▶ **YOUR OBJECTIVE**
Give every line below again, exactly.

------ DATASET EXCERPT

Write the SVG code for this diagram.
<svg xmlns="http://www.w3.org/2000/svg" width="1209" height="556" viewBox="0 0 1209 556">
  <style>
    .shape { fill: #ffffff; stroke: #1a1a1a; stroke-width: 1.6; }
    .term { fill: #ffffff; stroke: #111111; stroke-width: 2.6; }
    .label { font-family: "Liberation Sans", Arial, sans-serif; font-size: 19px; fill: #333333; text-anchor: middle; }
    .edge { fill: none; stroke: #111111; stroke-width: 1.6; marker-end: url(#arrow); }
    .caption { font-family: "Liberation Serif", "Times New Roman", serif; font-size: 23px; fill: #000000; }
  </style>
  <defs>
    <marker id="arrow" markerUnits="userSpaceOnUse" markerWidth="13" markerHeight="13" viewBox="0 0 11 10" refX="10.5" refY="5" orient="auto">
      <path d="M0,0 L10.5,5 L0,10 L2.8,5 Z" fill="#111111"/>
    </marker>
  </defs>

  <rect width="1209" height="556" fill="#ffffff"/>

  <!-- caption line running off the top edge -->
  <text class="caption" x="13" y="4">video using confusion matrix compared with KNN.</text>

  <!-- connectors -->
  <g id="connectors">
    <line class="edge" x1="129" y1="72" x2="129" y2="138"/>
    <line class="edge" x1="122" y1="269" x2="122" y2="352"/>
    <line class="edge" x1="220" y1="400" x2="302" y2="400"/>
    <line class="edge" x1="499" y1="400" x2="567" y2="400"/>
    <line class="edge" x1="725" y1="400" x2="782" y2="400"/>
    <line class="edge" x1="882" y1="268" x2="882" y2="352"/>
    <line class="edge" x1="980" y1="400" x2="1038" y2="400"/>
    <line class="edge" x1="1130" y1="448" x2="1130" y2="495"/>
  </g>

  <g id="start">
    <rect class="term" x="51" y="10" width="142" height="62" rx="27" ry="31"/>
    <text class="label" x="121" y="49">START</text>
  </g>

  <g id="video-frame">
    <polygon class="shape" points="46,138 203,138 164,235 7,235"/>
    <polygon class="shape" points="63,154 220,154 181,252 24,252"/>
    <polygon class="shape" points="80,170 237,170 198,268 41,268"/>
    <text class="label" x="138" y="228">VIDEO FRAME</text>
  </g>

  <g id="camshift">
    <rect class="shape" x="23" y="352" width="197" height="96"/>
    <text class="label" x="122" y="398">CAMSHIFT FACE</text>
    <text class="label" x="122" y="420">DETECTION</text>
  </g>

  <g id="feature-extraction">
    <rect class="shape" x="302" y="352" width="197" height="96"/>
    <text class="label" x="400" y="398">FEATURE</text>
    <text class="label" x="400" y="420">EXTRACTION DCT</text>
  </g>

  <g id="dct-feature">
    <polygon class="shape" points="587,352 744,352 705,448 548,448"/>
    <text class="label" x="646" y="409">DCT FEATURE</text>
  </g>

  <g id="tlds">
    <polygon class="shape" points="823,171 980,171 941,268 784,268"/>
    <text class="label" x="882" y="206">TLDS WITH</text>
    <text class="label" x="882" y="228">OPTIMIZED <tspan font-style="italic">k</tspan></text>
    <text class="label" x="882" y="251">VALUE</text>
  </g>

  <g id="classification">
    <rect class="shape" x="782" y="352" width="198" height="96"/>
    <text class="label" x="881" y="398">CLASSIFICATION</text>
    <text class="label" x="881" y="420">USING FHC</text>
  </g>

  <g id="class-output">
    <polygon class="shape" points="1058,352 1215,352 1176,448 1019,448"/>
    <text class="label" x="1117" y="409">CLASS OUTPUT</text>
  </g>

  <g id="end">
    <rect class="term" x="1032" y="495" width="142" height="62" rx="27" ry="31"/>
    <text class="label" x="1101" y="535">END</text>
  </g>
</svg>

------------

▶ **EXERCISE RESPONSE**
Write the SVG code for this diagram.
<svg xmlns="http://www.w3.org/2000/svg" width="1209" height="556" viewBox="0 0 1209 556">
  <style>
    .shape { fill: #ffffff; stroke: #1a1a1a; stroke-width: 1.6; }
    .term { fill: #ffffff; stroke: #111111; stroke-width: 2.6; }
    .label { font-family: "Liberation Sans", Arial, sans-serif; font-size: 19px; fill: #333333; text-anchor: middle; }
    .edge { fill: none; stroke: #111111; stroke-width: 1.6; marker-end: url(#arrow); }
    .caption { font-family: "Liberation Serif", "Times New Roman", serif; font-size: 23px; fill: #000000; }
  </style>
  <defs>
    <marker id="arrow" markerUnits="userSpaceOnUse" markerWidth="13" markerHeight="13" viewBox="0 0 11 10" refX="10.5" refY="5" orient="auto">
      <path d="M0,0 L10.5,5 L0,10 L2.8,5 Z" fill="#111111"/>
    </marker>
  </defs>

  <rect width="1209" height="556" fill="#ffffff"/>

  <!-- caption line running off the top edge -->
  <text class="caption" x="13" y="4">video using confusion matrix compared with KNN.</text>

  <!-- connectors -->
  <g id="connectors">
    <line class="edge" x1="129" y1="72" x2="129" y2="138"/>
    <line class="edge" x1="122" y1="269" x2="122" y2="352"/>
    <line class="edge" x1="220" y1="400" x2="302" y2="400"/>
    <line class="edge" x1="499" y1="400" x2="567" y2="400"/>
    <line class="edge" x1="725" y1="400" x2="782" y2="400"/>
    <line class="edge" x1="882" y1="268" x2="882" y2="352"/>
    <line class="edge" x1="980" y1="400" x2="1038" y2="400"/>
    <line class="edge" x1="1130" y1="448" x2="1130" y2="495"/>
  </g>

  <g id="start">
    <rect class="term" x="51" y="10" width="142" height="62" rx="27" ry="31"/>
    <text class="label" x="121" y="49">START</text>
  </g>

  <g id="video-frame">
    <polygon class="shape" points="46,138 203,138 164,235 7,235"/>
    <polygon class="shape" points="63,154 220,154 181,252 24,252"/>
    <polygon class="shape" points="80,170 237,170 198,268 41,268"/>
    <text class="label" x="138" y="228">VIDEO FRAME</text>
  </g>

  <g id="camshift">
    <rect class="shape" x="23" y="352" width="197" height="96"/>
    <text class="label" x="122" y="398">CAMSHIFT FACE</text>
    <text class="label" x="122" y="420">DETECTION</text>
  </g>

  <g id="feature-extraction">
    <rect class="shape" x="302" y="352" width="197" height="96"/>
    <text class="label" x="400" y="398">FEATURE</text>
    <text class="label" x="400" y="420">EXTRACTION DCT</text>
  </g>

  <g id="dct-feature">
    <polygon class="shape" points="587,352 744,352 705,448 548,448"/>
    <text class="label" x="646" y="409">DCT FEATURE</text>
  </g>

  <g id="tlds">
    <polygon class="shape" points="823,171 980,171 941,268 784,268"/>
    <text class="label" x="882" y="206">TLDS WITH</text>
    <text class="label" x="882" y="228">OPTIMIZED <tspan font-style="italic">k</tspan></text>
    <text class="label" x="882" y="251">VALUE</text>
  </g>

  <g id="classification">
    <rect class="shape" x="782" y="352" width="198" height="96"/>
    <text class="label" x="881" y="398">CLASSIFICATION</text>
    <text class="label" x="881" y="420">USING FHC</text>
  </g>

  <g id="class-output">
    <polygon class="shape" points="1058,352 1215,352 1176,448 1019,448"/>
    <text class="label" x="1117" y="409">CLASS OUTPUT</text>
  </g>

  <g id="end">
    <rect class="term" x="1032" y="495" width="142" height="62" rx="27" ry="31"/>
    <text class="label" x="1101" y="535">END</text>
  </g>
</svg>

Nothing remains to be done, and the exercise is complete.